On Wednesday, 20 February 2013 at 14:13:17 UTC, so wrote:
On Wednesday, 20 February 2013 at 12:27:46 UTC, Paulo Pinto
wrote:
Smalltalk and Lisp were already doing in the late 70's, funny
how we ended up exchanging such development environments for
primitive languages like C in name of performance, only to try
to duplicate them almost 50 years later.
Every time I see a live coding demo I can only laugh and
remember I was doing that back in 1995 in Smalltalk
VisualWorks.
I was ignorant of all of this and took me more than six years
to learn such development environments existed and that is by
luck (more like hunch).

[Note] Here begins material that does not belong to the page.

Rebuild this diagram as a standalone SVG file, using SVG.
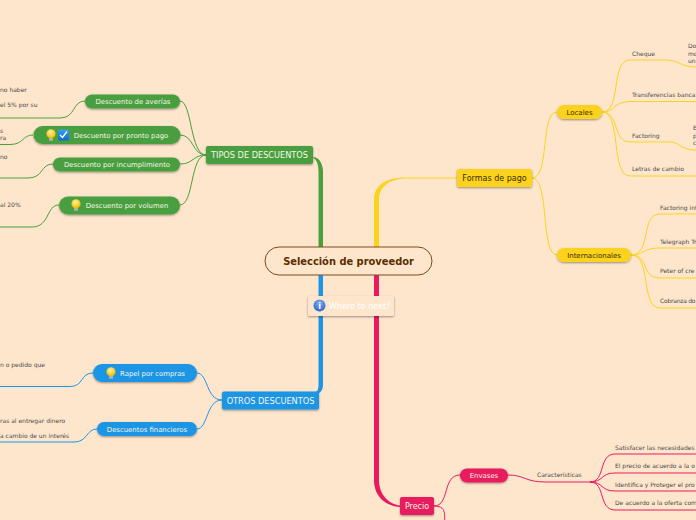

This is still somehow healthy process
as i am going forward. What is your excuse? How do you put up
with this? You are so much better than me, because i know i
couldn't.
I was lucky that my university (FCT/UNL in Lisbon) had a strong
focus in compiler design, which made me experiment a lot of
languages.
That Smaltalk environment was used for creation of a reversi
clone. :)
It is a matter of what you get to pay to do. For example I would
also rather do desktop applications than web ones, but here in
Germany almost everyone is paying for WebUIs, so I need to put up
with it. Similar with programming languages.
Have you ever seen this video of how Lisp machines used to be?
http://www.loper-os.org/?p=932
The later model Ivory was even better. All of this in the 80s.